Pertaining to the drama; represented by action; theatrical; not narrative. Bentley.

DRA-MAT'IC-AL-LY, adv.

By representation; in the manner of the drama. – Dryden.

DRAMATIS-PERSONAE, n. [Dramatis personæ. L.]

Actors representing the characters in a play.

DRAM'AT-IST, n.

The author of a dramatic composition; a writer of plays. – Burnet.

DRAM'A-TIZE, v.t.

To compose in the form of the drama; or to give to a composition the form of a play. At Riga, in 1204, was acted a prophetic play, that is, a dramatized extract from the history of the Old and New Testaments. – Tooke's Russia.

DRAM'A-TIZ-ED, pp.

Composed in the form of a play.

DRAM'A-TIZ-ING, ppr.

Composing in the form of a play.

DRAM'A-TUR-GY, n. [Gr. δραμα, and εργον.]

The art of dramatic poetry and representation. German.

DRAM'-DRINK-ER, n.

One who habitually drinks spirits.

DRANK, n.

A term for wild oats. – Encyc.

DRANK, v. [pret. and pp. of Drink.]

DRAPE, v.t. [Fr. draper.]

To make cloth; also, to banter. [Obs.]

DRAP'ED, a.

Adorned with drapery. – Sedgwick.

DRA'PER, n. [Fr. drapier; draper, to make cloth; from drap, cloth.]

One who sells cloths; a dealing in cloths; as, a linen-draper or woolen-draper.

DRA'PE-RY, n. [Fr. draperie; It. drapperia; from drap, drappo; Sp. ropage, from ropa, cloth.]

  1. Clothwork; the trade of making cloth. – Bacon.
  2. Cloth; stuffs of wool. – Arbuthnot.
  3. In sculpture and painting, the representation of the clothing or dress of human figures; also, tapestry, hangings, curtains, &c. – Encyc.

DRA'PET, n.

Cloth; coverlet. [Not in use.]

DRAS'TIC, a. [Gr. δραζτικος, from δραω, to make.]

Powerful; acting with strength or violence; efficacious; as, a drastic cathartic.

DRAUGH, n. [See DRAFF.]

DRAUGHT, n. [draft; from draw, drag.]

  1. The act of drawing; as, a horse or ox fit for draught.
  2. The quality of being drawn; as, a cart or plow of easy draught.
  3. The drawing of liquor into the mouth and throat; the act of drinking.
  4. The quantity of liquor drank at once.
  5. The act of delineating, or that which is delineated; a representation by lines, as the figure of a house, a machine, a fort, &c. described on paper. [Qu.
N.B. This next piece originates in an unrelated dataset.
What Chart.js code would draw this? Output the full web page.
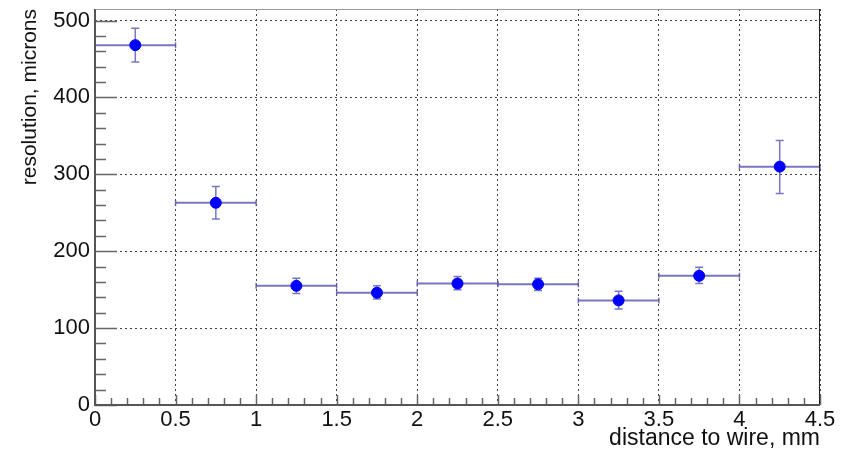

Ir. dreach, W. dryc.] – Encyc.
  6. Representation by picture; figure painted, or drawn by the pencil. – Dryden.
  7. The act of drawing a net; a sweeping for fish.
  8. That which is taken by sweeping with a net; as, a draught of fishes. Luke v.
  9. The drawing or bending of a bow; the act of shooting with a bow and arrow. – Camden.
  10. The act of drawing men from a military band, army, or post; also, the forces drawn; a detachment. [See Draft, which is more generally used.]
  11. A sink or drain. – Matth. xv.
  12. An order for the payment of money; a bill of exchange. [See Draft.]
  13. The depth of water necessary to float a ship, or the depth a ship sinks in water, especially when laden; as, a ship of twelve feet draught.
  14. In England, a small allowance on weighable goods, made by the king to the importer, or by the seller to the buyer, to insure full weight. – Encyc.
  15. A sudden attack or drawing on an enemy. [Query.] – Spenser.
  16. A writing composed.
  17. Draughts, a kind of game resembling chess.
  18. A sinapism; a mild vesicatory.